### Task prompt
Exact reproduction is required for the lines bounded by the one containing "Emit a LaTeX" and the one containing "(dda.south) -- (tdt.north);", both bounds included. Print them without any pictures.

### Dataset content
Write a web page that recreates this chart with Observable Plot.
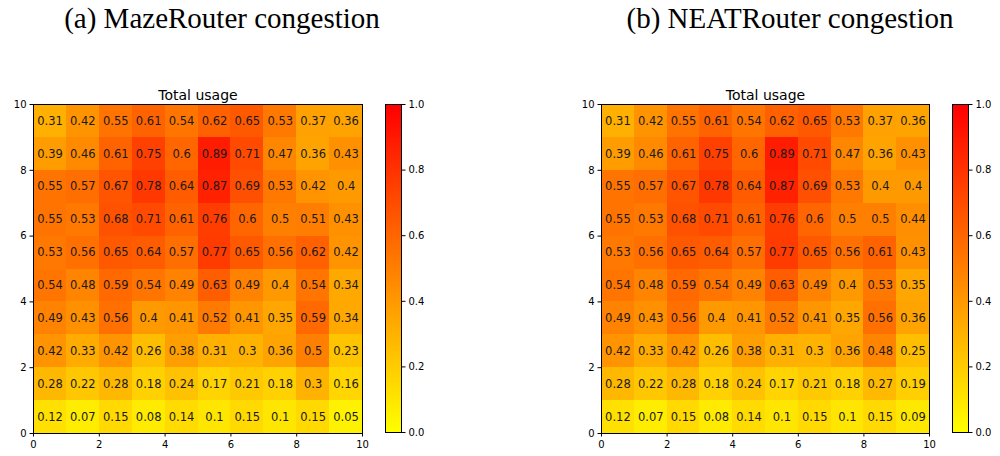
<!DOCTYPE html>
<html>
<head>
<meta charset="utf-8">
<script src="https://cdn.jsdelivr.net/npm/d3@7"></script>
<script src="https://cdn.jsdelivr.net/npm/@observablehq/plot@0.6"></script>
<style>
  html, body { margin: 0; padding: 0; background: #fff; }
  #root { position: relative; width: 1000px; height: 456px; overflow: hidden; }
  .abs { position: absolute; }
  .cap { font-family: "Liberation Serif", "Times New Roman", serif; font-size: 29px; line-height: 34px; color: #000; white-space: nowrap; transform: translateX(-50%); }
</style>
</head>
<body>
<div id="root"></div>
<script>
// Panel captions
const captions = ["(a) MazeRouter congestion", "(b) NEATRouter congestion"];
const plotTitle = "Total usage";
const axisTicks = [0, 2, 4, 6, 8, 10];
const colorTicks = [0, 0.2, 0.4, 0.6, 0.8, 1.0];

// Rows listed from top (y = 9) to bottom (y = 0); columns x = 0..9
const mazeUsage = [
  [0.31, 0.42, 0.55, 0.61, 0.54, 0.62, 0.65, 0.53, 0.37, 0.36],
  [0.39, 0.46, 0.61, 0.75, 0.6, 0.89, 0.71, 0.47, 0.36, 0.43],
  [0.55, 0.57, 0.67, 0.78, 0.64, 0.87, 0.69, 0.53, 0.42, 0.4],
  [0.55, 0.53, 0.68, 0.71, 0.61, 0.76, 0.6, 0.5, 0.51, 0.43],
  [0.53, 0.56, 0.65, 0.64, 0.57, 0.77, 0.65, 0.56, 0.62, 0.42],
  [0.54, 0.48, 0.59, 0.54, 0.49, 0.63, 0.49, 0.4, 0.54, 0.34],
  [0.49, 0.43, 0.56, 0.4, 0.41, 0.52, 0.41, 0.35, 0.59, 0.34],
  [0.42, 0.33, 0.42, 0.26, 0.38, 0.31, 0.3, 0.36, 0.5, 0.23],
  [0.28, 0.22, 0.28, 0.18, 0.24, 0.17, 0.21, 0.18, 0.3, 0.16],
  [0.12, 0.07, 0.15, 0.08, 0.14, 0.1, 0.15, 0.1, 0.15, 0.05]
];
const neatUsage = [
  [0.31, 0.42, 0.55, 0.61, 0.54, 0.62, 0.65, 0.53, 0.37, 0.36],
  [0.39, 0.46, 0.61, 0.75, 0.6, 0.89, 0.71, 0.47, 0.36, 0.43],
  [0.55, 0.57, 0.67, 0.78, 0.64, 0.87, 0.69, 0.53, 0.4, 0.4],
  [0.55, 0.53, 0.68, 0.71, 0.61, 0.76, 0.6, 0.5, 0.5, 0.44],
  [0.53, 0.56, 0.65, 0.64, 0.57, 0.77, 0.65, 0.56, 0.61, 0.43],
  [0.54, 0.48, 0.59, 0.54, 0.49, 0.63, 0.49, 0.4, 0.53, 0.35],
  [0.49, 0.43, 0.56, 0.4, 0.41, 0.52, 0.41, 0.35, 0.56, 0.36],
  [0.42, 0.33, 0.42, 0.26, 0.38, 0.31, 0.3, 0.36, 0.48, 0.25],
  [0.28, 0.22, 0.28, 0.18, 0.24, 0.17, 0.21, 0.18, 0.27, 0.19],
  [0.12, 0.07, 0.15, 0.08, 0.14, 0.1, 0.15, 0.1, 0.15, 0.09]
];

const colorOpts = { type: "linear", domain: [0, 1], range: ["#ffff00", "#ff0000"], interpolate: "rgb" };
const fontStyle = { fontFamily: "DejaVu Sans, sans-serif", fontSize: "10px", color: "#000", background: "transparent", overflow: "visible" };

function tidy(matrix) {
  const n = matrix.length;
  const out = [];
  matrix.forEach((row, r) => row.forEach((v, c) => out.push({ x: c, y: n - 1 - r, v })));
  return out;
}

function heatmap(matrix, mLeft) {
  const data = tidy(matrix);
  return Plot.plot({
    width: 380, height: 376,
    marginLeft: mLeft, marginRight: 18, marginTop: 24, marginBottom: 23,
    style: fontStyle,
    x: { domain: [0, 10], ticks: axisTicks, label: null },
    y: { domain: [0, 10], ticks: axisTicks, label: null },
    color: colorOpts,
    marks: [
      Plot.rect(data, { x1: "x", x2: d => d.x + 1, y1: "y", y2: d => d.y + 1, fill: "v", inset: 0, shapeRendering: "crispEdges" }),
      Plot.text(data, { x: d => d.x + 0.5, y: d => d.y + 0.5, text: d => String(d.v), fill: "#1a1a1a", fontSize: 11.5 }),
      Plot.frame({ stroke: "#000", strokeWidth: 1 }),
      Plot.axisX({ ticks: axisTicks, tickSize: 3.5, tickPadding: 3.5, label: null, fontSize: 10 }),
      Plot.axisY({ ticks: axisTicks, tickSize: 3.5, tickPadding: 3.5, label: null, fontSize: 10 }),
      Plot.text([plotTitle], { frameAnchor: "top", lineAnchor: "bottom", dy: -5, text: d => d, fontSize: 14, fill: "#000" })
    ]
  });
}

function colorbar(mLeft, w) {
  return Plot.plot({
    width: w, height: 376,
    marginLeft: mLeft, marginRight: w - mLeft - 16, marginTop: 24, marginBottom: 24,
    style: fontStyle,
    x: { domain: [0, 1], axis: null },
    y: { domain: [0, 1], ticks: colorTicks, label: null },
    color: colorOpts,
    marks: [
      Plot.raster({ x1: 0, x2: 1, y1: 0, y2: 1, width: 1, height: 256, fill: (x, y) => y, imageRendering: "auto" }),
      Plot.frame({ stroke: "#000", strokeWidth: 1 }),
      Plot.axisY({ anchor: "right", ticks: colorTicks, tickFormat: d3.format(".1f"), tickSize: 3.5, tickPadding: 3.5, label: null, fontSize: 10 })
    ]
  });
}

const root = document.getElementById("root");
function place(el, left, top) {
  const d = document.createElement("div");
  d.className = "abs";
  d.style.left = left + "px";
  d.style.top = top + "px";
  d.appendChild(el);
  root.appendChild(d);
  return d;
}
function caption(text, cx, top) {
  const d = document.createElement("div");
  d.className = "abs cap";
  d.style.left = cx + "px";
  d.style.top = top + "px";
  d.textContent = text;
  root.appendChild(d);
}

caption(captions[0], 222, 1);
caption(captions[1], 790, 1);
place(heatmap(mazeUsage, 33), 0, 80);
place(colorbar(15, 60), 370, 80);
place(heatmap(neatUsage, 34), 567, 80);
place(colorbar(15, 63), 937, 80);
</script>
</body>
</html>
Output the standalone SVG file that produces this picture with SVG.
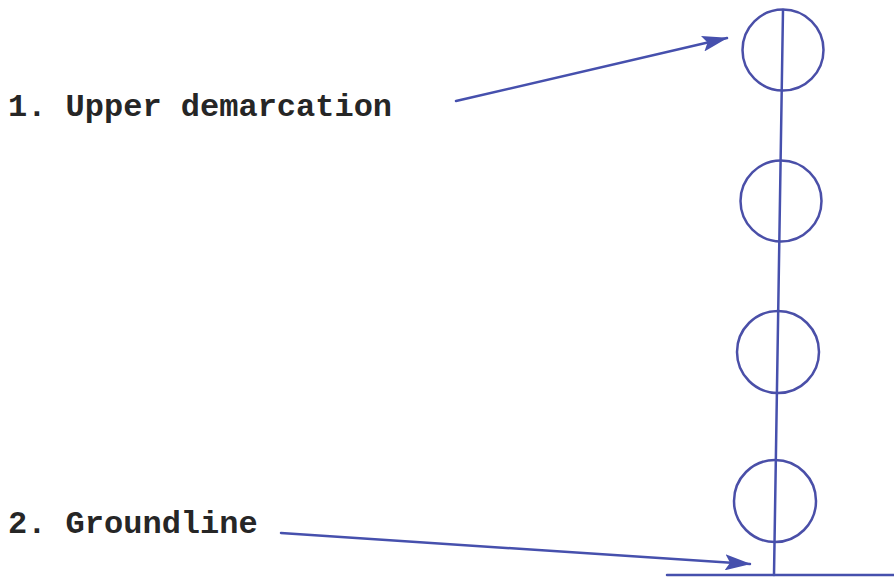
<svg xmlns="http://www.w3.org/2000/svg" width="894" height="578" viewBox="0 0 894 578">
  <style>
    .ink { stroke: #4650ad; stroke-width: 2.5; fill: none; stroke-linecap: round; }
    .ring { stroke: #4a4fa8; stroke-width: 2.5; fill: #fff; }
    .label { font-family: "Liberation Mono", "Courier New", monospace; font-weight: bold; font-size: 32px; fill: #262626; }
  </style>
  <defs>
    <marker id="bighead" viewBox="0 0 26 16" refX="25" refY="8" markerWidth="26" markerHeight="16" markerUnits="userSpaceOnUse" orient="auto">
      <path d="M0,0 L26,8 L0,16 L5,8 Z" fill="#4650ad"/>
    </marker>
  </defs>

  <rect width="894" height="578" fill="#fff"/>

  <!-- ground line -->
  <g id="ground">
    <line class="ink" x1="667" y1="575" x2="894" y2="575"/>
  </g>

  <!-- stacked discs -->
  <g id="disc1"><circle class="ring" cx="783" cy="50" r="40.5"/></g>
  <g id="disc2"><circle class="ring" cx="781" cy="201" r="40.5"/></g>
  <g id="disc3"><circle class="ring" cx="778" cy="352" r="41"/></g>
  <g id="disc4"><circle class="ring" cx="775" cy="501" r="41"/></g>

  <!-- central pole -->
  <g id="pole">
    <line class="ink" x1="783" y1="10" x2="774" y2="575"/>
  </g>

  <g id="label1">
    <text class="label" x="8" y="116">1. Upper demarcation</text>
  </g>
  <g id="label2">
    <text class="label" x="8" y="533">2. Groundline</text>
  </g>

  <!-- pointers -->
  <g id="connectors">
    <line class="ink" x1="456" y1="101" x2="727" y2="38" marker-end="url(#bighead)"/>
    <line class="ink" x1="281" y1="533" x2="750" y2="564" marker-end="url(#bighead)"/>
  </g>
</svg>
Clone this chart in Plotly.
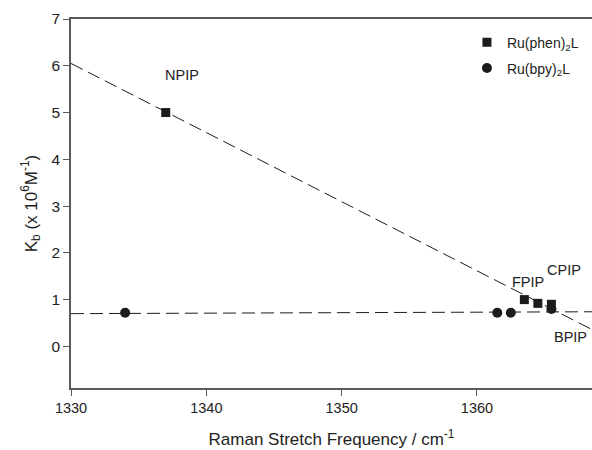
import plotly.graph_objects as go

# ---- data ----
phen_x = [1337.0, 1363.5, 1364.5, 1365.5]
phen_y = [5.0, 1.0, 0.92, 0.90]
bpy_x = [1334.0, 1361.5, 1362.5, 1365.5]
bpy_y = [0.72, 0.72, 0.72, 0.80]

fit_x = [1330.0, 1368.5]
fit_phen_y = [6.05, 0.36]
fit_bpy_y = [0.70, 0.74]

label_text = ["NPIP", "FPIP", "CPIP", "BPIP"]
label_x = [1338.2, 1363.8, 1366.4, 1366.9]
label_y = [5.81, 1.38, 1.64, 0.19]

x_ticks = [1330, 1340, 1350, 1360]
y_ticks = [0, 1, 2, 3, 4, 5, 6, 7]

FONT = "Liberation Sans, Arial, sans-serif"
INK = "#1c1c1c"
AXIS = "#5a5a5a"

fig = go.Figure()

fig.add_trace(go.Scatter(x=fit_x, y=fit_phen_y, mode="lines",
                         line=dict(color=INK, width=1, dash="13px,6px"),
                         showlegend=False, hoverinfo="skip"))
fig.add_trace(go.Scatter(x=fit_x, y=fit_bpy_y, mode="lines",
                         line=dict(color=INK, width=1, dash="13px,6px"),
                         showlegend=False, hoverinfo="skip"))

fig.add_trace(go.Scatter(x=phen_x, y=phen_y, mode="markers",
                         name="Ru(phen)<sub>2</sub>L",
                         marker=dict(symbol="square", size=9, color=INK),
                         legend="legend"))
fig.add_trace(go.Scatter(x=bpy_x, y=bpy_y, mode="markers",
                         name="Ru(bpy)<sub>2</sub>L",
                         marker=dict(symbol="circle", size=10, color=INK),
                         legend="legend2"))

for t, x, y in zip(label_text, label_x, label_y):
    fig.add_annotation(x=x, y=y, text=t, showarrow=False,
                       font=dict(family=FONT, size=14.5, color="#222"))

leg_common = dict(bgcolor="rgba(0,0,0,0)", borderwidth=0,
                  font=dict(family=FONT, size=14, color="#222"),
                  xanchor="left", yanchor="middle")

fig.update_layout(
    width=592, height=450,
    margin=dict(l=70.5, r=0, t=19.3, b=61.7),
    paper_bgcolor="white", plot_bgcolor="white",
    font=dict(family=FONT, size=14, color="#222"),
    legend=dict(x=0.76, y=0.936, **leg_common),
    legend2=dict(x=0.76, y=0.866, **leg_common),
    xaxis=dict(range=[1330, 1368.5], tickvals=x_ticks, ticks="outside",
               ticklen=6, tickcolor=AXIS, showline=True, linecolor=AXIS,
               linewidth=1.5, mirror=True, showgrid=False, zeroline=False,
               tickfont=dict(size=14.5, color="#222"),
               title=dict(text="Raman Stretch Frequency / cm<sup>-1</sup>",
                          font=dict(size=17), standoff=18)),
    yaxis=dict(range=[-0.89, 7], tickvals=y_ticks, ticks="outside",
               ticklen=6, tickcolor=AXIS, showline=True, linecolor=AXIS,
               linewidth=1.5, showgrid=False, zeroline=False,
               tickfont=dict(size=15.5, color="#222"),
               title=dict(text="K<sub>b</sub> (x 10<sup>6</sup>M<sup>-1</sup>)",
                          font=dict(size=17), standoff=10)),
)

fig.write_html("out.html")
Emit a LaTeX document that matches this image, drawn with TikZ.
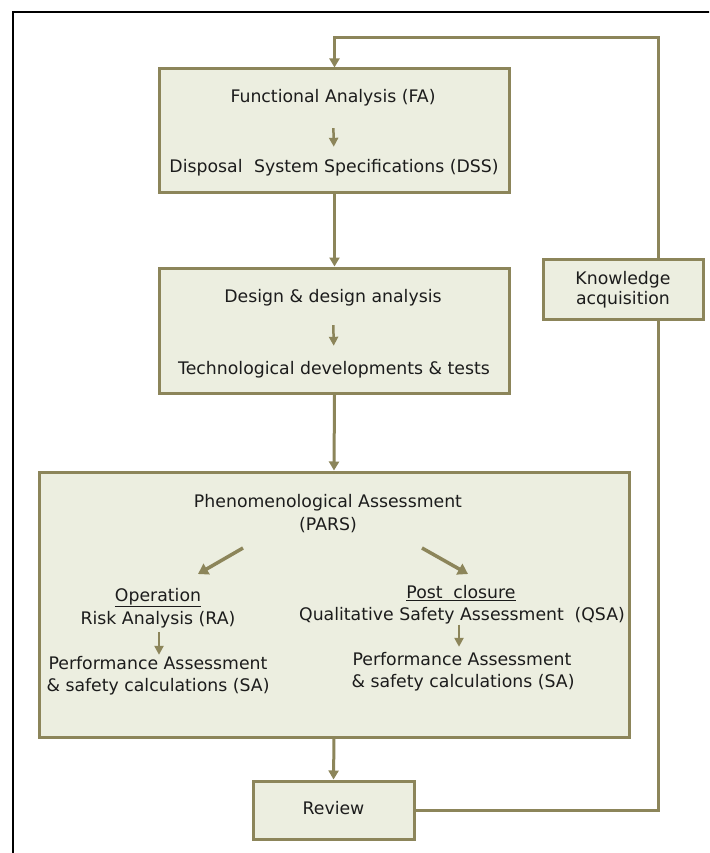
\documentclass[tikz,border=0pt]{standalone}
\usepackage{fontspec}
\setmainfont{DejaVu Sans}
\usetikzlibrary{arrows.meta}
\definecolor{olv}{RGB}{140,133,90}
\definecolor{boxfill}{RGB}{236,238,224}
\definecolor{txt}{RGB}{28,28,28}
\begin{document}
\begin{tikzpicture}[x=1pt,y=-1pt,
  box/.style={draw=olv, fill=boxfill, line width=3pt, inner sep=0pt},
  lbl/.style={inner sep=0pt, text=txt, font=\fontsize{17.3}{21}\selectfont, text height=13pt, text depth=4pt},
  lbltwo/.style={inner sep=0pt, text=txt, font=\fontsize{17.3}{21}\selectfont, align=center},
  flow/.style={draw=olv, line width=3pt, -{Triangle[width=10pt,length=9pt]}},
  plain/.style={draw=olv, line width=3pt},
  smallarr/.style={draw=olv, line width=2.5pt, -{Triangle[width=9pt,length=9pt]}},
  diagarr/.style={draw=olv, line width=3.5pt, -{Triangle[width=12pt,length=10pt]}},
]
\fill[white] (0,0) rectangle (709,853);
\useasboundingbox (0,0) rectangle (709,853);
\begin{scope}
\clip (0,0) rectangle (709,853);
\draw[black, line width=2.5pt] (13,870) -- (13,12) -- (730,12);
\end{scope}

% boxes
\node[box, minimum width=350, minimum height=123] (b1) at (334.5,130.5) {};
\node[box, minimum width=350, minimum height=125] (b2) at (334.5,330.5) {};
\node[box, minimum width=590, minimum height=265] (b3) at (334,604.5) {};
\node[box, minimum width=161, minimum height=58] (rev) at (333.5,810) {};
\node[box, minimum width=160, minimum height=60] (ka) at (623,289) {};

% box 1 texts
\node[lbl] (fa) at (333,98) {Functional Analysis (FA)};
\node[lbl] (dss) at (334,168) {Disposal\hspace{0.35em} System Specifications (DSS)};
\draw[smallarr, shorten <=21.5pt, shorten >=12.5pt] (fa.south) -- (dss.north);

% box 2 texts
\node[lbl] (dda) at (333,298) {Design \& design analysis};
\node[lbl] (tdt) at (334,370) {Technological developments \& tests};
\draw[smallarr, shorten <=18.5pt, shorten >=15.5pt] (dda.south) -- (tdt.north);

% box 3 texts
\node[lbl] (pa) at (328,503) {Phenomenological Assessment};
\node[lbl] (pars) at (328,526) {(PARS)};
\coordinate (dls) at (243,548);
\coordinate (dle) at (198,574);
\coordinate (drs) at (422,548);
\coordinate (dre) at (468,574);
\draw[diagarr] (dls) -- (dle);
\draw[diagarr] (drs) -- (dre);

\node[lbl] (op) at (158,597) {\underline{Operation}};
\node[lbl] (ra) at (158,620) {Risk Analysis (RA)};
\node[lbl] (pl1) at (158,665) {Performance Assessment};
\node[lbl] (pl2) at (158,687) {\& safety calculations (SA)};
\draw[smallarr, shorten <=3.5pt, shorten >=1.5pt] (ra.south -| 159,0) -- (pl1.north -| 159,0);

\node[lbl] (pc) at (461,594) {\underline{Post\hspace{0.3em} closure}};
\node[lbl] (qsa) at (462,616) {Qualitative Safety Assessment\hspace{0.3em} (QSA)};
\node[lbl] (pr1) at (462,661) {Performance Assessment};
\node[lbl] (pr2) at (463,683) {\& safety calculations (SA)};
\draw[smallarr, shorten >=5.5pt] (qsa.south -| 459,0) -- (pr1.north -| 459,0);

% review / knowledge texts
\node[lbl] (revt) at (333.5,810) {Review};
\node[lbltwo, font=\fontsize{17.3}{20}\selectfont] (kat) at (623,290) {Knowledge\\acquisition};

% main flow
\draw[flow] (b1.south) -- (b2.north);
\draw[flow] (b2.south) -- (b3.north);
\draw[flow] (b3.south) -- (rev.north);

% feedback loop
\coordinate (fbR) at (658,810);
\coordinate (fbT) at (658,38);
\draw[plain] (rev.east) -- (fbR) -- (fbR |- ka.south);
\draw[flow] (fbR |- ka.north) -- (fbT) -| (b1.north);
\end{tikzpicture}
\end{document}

### Task response
Emit a LaTeX document that matches this image, drawn with TikZ.
\documentclass[tikz,border=0pt]{standalone}
\usepackage{fontspec}
\setmainfont{DejaVu Sans}
\usetikzlibrary{arrows.meta}
\definecolor{olv}{RGB}{140,133,90}
\definecolor{boxfill}{RGB}{236,238,224}
\definecolor{txt}{RGB}{28,28,28}
\begin{document}
\begin{tikzpicture}[x=1pt,y=-1pt,
  box/.style={draw=olv, fill=boxfill, line width=3pt, inner sep=0pt},
  lbl/.style={inner sep=0pt, text=txt, font=\fontsize{17.3}{21}\selectfont, text height=13pt, text depth=4pt},
  lbltwo/.style={inner sep=0pt, text=txt, font=\fontsize{17.3}{21}\selectfont, align=center},
  flow/.style={draw=olv, line width=3pt, -{Triangle[width=10pt,length=9pt]}},
  plain/.style={draw=olv, line width=3pt},
  smallarr/.style={draw=olv, line width=2.5pt, -{Triangle[width=9pt,length=9pt]}},
  diagarr/.style={draw=olv, line width=3.5pt, -{Triangle[width=12pt,length=10pt]}},
]
\fill[white] (0,0) rectangle (709,853);
\useasboundingbox (0,0) rectangle (709,853);
\begin{scope}
\clip (0,0) rectangle (709,853);
\draw[black, line width=2.5pt] (13,870) -- (13,12) -- (730,12);
\end{scope}

% boxes
\node[box, minimum width=350, minimum height=123] (b1) at (334.5,130.5) {};
\node[box, minimum width=350, minimum height=125] (b2) at (334.5,330.5) {};
\node[box, minimum width=590, minimum height=265] (b3) at (334,604.5) {};
\node[box, minimum width=161, minimum height=58] (rev) at (333.5,810) {};
\node[box, minimum width=160, minimum height=60] (ka) at (623,289) {};

% box 1 texts
\node[lbl] (fa) at (333,98) {Functional Analysis (FA)};
\node[lbl] (dss) at (334,168) {Disposal\hspace{0.35em} System Specifications (DSS)};
\draw[smallarr, shorten <=21.5pt, shorten >=12.5pt] (fa.south) -- (dss.north);

% box 2 texts
\node[lbl] (dda) at (333,298) {Design \& design analysis};
\node[lbl] (tdt) at (334,370) {Technological developments \& tests};
\draw[smallarr, shorten <=18.5pt, shorten >=15.5pt] (dda.south) -- (tdt.north);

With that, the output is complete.